A theoretical physicist named Geoffrey West was studying population growth of various cities when he noticed something weird. Basically, every time a city doubled in population, there was an inevitable 15 percent increase in ... well, everything. The rate of crime, pollution, disease, good stuff like productivity and creativity, and bafflingly specific stuff like the speed at which people walk along sidewalks. Double the citizens, everything went up by almost exactly 15 percent no matter where he looked.
It's weird to think of human behavior as predictable. It's not like criminals read the latest census information, do some quick calculations and put on their murder gloves to go out and fill their quota. But it turns out that a lot of the things that annoy us about daily existence are governed by scientific laws and systems we're not even aware of.
6Public Cell Phone Conversations
You're sitting on the train, trying to concentrate on the notebook in which you're composing your latest rock opera, when the guy across from you pulls out his cell phone and starts a conversation: "I know ... Sure I did ... Well, did you try setting it on fire? ... Ha, tell him not on my watch ... No, I said did you try setting it on fire?" Unable to concentrate, you sit in silent rage until he hangs up and you're able to breathe again. And then he starts dialing again. What the fuck is that guy's problem?
Everything we know about morality tells us you would be justified in beating him to death with a tire iron.
What The Hell Is Going On Here?
The real question is why are you so annoyed by him? Take a moment to look around our hypothetical train car. There's the guy behind you trying to teach his girlfriend to pronounce "Doritos" with correct Spanish phonetics. There's the conductor announcing the name of the next stop for the third goddamn time. Why is the guy on the mobile phone the one who's starring in grisly crime scenes in your mind?
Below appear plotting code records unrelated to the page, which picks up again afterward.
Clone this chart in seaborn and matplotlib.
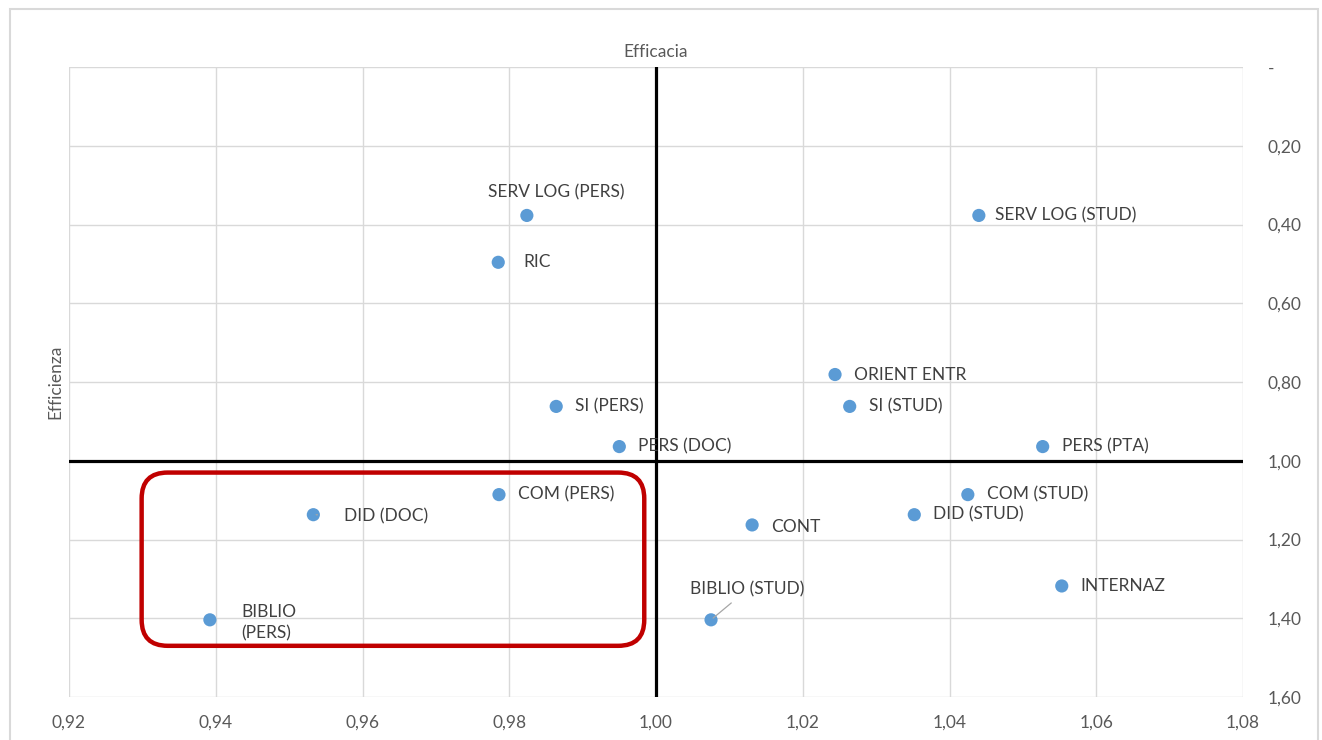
import matplotlib
matplotlib.use("Agg")
import matplotlib.pyplot as plt
import seaborn as sns
import pandas as pd
from matplotlib.patches import FancyBboxPatch, Rectangle

# ---------------- data ----------------
labels = ["SERV LOG (PERS)", "RIC", "SI (PERS)", "PERS (DOC)", "ORIENT ENTR",
          "SI (STUD)", "PERS (PTA)", "SERV LOG (STUD)", "COM (STUD)", "DID (STUD)",
          "CONT", "INTERNAZ", "BIBLIO (STUD)", "COM (PERS)", "DID (DOC)",
          "BIBLIO\n(PERS)"]
efficacia = [0.9824, 0.9785, 0.9864, 0.9950, 1.0244,
             1.0264, 1.0527, 1.0440, 1.0425, 1.0352,
             1.0131, 1.0553, 1.0075, 0.9786, 0.9533,
             0.9392]
efficienza = [0.377, 0.496, 0.862, 0.964, 0.781,
              0.862, 0.964, 0.377, 1.086, 1.137,
              1.163, 1.318, 1.404, 1.086, 1.137,
              1.404]
x_ticks = [0.92, 0.94, 0.96, 0.98, 1.00, 1.02, 1.04, 1.06, 1.08]
y_ticks = [0.0, 0.2, 0.4, 0.6, 0.8, 1.0, 1.2, 1.4, 1.6]
x_tick_labels = ["0,92", "0,94", "0,96", "0,98", "1,00", "1,02", "1,04", "1,06", "1,08"]
y_tick_labels = ["-", "0,20", "0,40", "0,60", "0,80", "1,00", "1,20", "1,40", "1,60"]
highlight_x = [0.9299, 0.9984]
highlight_y = [1.030, 1.470]

# ---------------- style (label offsets in pixels) ----------------
label_style = {
    "SERV LOG (PERS)": dict(dx=29, dy=23, ha="center", leader=False),
    "BIBLIO (STUD)": dict(dx=36, dy=30, ha="center", leader=True),
    "DID (DOC)": dict(dx=31, dy=-2, ha="left", leader=True),
    "BIBLIO\n(PERS)": dict(dx=31, dy=-3, ha="left", leader=False),
    "CONT": dict(dx=19, dy=-2, ha="left", leader=False),
    "RIC": dict(dx=25, dy=0, ha="left", leader=False),
    "SERV LOG (STUD)": dict(dx=16, dy=0, ha="left", leader=False),
}
default_style = dict(dx=19, dy=0, ha="left", leader=False)

sns.set_theme(style="white")
FONT = ["Lato", "DejaVu Sans"]
plt.rcParams["font.family"] = FONT

W, H = 1322, 740
fig = plt.figure(figsize=(W / 100, H / 100), dpi=100)
fig.patch.set_facecolor("white")
ax = fig.add_axes([69 / W, 1 - 697 / H, (1243 - 69) / W, (697 - 67) / H])

# outer chart border
fig.add_artist(Rectangle((10 / W, -0.05), (1318 - 10) / W, 1 - 9 / H + 0.05,
                         transform=fig.transFigure, fill=False,
                         edgecolor="#d9d9d9", linewidth=1.5))

df = pd.DataFrame({"Efficacia": efficacia, "Efficienza": efficienza, "label": labels})

ax.set_xlim(x_ticks[0], x_ticks[-1])
ax.set_ylim(y_ticks[-1], y_ticks[0])
ax.set_xticks(x_ticks)
ax.set_xticklabels(x_tick_labels)
ax.set_yticks(y_ticks)
ax.set_yticklabels(y_tick_labels)
ax.yaxis.tick_right()
ax.tick_params(axis="x", length=0, pad=13, labelsize=12.5, labelcolor="#595959")
ax.tick_params(axis="y", length=0, pad=18, labelsize=12.5, labelcolor="#595959")
for lab in ax.get_yticklabels():
    lab.set_horizontalalignment("left")
ax.grid(True, color="#d9d9d9", linewidth=1)
for s in ax.spines.values():
    s.set_visible(False)

ax.axvline(1.0, color="black", linewidth=2.3, zorder=2)
ax.axhline(1.0, color="black", linewidth=2.3, zorder=2)

sns.scatterplot(data=df, x="Efficacia", y="Efficienza", ax=ax, color="#5b9bd5",
                s=90, edgecolor="none", linewidth=0, zorder=4, legend=False)
ax.set_xlabel("")
ax.set_ylabel("")

for lab, xv, yv in zip(labels, efficacia, efficienza):
    st = label_style.get(lab, default_style)
    kw = {}
    if st["leader"]:
        kw["arrowprops"] = dict(arrowstyle="-", color="#a6a6a6", lw=0.9,
                                shrinkA=2 if lab == "BIBLIO (STUD)" else 17, shrinkB=2)
    ax.annotate(lab, (xv, yv), xytext=(st["dx"], st["dy"]), textcoords="offset pixels",
                ha=st["ha"], va="center", fontsize=12.5, color="#404040",
                linespacing=1.45, zorder=5, **kw)

# axis titles
fig.text(656 / W, 1 - 52 / H, "Efficacia", ha="center", va="center",
         fontsize=12.5, color="#595959")
fig.text(55 / W, 1 - 382 / H, "Efficienza", ha="center", va="center",
         rotation=90, fontsize=12.5, color="#595959")

# highlight rounded box (defined in data units, drawn in display units)
fig.canvas.draw()
(x0, y0) = ax.transData.transform((highlight_x[0], highlight_y[1]))
(x1, y1) = ax.transData.transform((highlight_x[1], highlight_y[0]))
box = FancyBboxPatch((x0, y0), x1 - x0, y1 - y0,
                     boxstyle="round,pad=0,rounding_size=26",
                     transform=None, fill=False, edgecolor="#c00000",
                     linewidth=3.2, zorder=6)
fig.add_artist(box)

fig.savefig("out.png", dpi=100, facecolor="white")
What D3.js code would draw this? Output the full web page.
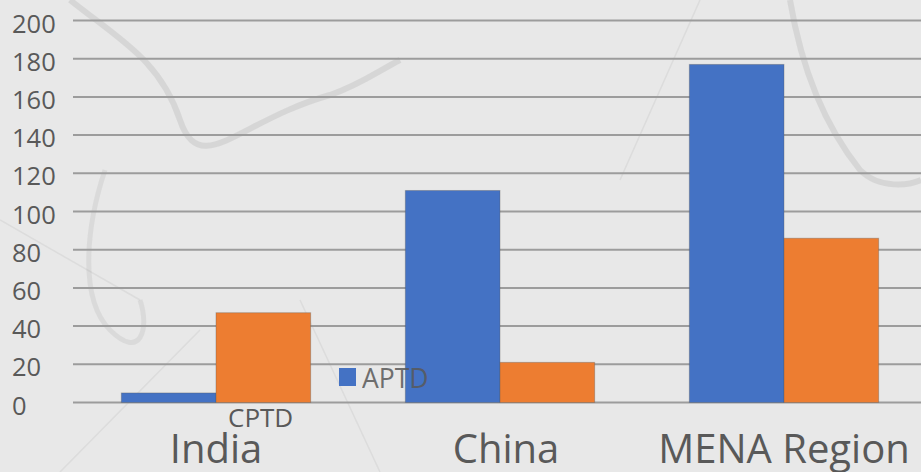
<!DOCTYPE html>
<html>
<head>
<meta charset="utf-8">
<script src="https://cdn.jsdelivr.net/npm/d3@7"></script>
<style>
  html, body { margin: 0; padding: 0; background: #e8e8e8; }
  svg { display: block; }
</style>
</head>
<body>
<svg id="chart" width="921" height="472"></svg>
<script>
// ---- data ----
const categories = ["India", "China", "MENA Region"];
const seriesNames = ["APTD", "CPTD"];
const aptdValues = [5, 111, 177];
const cptdValues = [47, 21, 86];
const yTicks = [0, 20, 40, 60, 80, 100, 120, 140, 160, 180, 200];

const colors = { APTD: "#4472C4", CPTD: "#ED7D31" };
const textColor = "#595959";
const font = "'Open Sans', 'DejaVu Sans', sans-serif";

const W = 921, H = 472;
const svg = d3.select("#chart");

// background
svg.append("rect").attr("width", W).attr("height", H).attr("fill", "#e8e8e8");
const deco = svg.append("g").attr("fill", "none").attr("stroke", "#7a7a7a");
// faint decorative ribbon strokes (background art)
deco.append("path").attr("d", "M70,0 C120,40 160,60 180,120 C200,180 240,120 330,95 C360,85 380,70 400,60")
  .attr("stroke-width", 6).attr("opacity", 0.16);
deco.append("path").attr("d", "M790,0 C800,60 820,120 860,170 C880,190 910,185 921,180")
  .attr("stroke-width", 6).attr("opacity", 0.16);
deco.append("path").attr("d", "M105,170 C85,230 80,300 110,330 C140,360 150,330 140,300")
  .attr("stroke-width", 5).attr("opacity", 0.12);
deco.append("path").attr("d", "M0,220 L140,300 M60,472 L200,330 M380,472 L300,300 M700,0 L620,180")
  .attr("stroke-width", 1.5).attr("opacity", 0.1);

const data = categories.map((c, i) => ({ cat: c, APTD: aptdValues[i], CPTD: cptdValues[i] }));

const y = d3.scaleLinear().domain([0, 200]).range([402.5, 20.5]);
const x0 = d3.scaleBand().domain(categories).range([74, 926]).paddingInner(1 / 3).paddingOuter(1 / 6);
const x1 = d3.scaleBand().domain(seriesNames).range([0, x0.bandwidth()]);

// gridlines
svg.append("g").selectAll("line").data(yTicks).join("line")
  .attr("x1", 73).attr("x2", W)
  .attr("y1", d => y(d)).attr("y2", d => y(d))
  .attr("stroke", "#9c9c9c").attr("stroke-width", 2);

// y tick labels (left aligned)
svg.append("g").selectAll("text").data(yTicks).join("text")
  .attr("x", 12).attr("y", d => y(d) + 2)
  .attr("dominant-baseline", "central")
  .attr("font-family", font).attr("font-size", 25.5)
  .attr("fill", textColor)
  .text(d => d);

// bars
const groups = svg.append("g").selectAll("g").data(data).join("g")
  .attr("transform", d => `translate(${x0(d.cat)},0)`);
groups.selectAll("rect").data(d => seriesNames.map(s => ({ s, v: d[s] }))).join("rect")
  .attr("x", d => x1(d.s))
  .attr("width", x1.bandwidth())
  .attr("y", d => y(d.v))
  .attr("height", d => y(0) - y(d.v))
  .attr("fill", d => colors[d.s])
  .attr("stroke", "rgba(90,90,90,0.35)").attr("stroke-width", 1);

// category labels
svg.append("g").selectAll("text").data(categories).join("text")
  .attr("x", d => x0(d) + x0.bandwidth() / 2 + (d === "China" ? 6 : 0))
  .attr("y", 463)
  .attr("text-anchor", "middle")
  .attr("font-family", font).attr("font-size", 40)
  .attr("fill", textColor)
  .text(d => d);

// legend (as placed in the reference)
const legAPTD = svg.append("g");
legAPTD.append("rect").attr("x", 339).attr("y", 368).attr("width", 17).attr("height", 18).attr("fill", colors.APTD);
legAPTD.append("text").attr("x", 362).attr("y", 388)
  .attr("font-family", font).attr("font-size", 26.5)
  .attr("fill", textColor).attr("opacity", 0.85).text(seriesNames[0]);
svg.append("text").attr("x", 228).attr("y", 427)
  .attr("font-family", font).attr("font-size", 26)
  .attr("fill", textColor).text(seriesNames[1]);
</script>
</body>
</html>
Our problem with public cell phone conversations has nothing to do with how cool he thinks he is, or even his stupid voice. It's all in our heads.
Above: Not what we meant.
Science has proven that hearing half a conversation, as you're forced to do when close to a cell phone user, is inherently more distracting to the human brain. In one experiment, people were asked to try to concentrate on a task in total silence, and then while overhearing two people conversing with each other. They performed equally well both times. But when half a conversation was played, performances dropped dramatically. Another study showed that people on public transport recalled more details of a one-sided conversation than a two-sided one, even if they'd been trying to ignore both.
The human brain likes things to be predictable, and it can't really relax and "tune out" something that doesn't make sense. You might notice yourself trying to fill in the other half of the phone conversations you overhear. It's the same mechanism that makes it so hard to walk away after you've seen the first 15 minutes of an episode of CSI or Law & Order: The brain naturally hates leaving questions unanswered. Suddenly, you're trying to solve a puzzle instead of concentrating on how little you give a shit about the exact drunken position he passed out in last night.
Just how the fuck did that horse make her spend a year at college?
Unfortunately, there's not much you can do about it, unless you plan to start investing in extremely small EMP devices.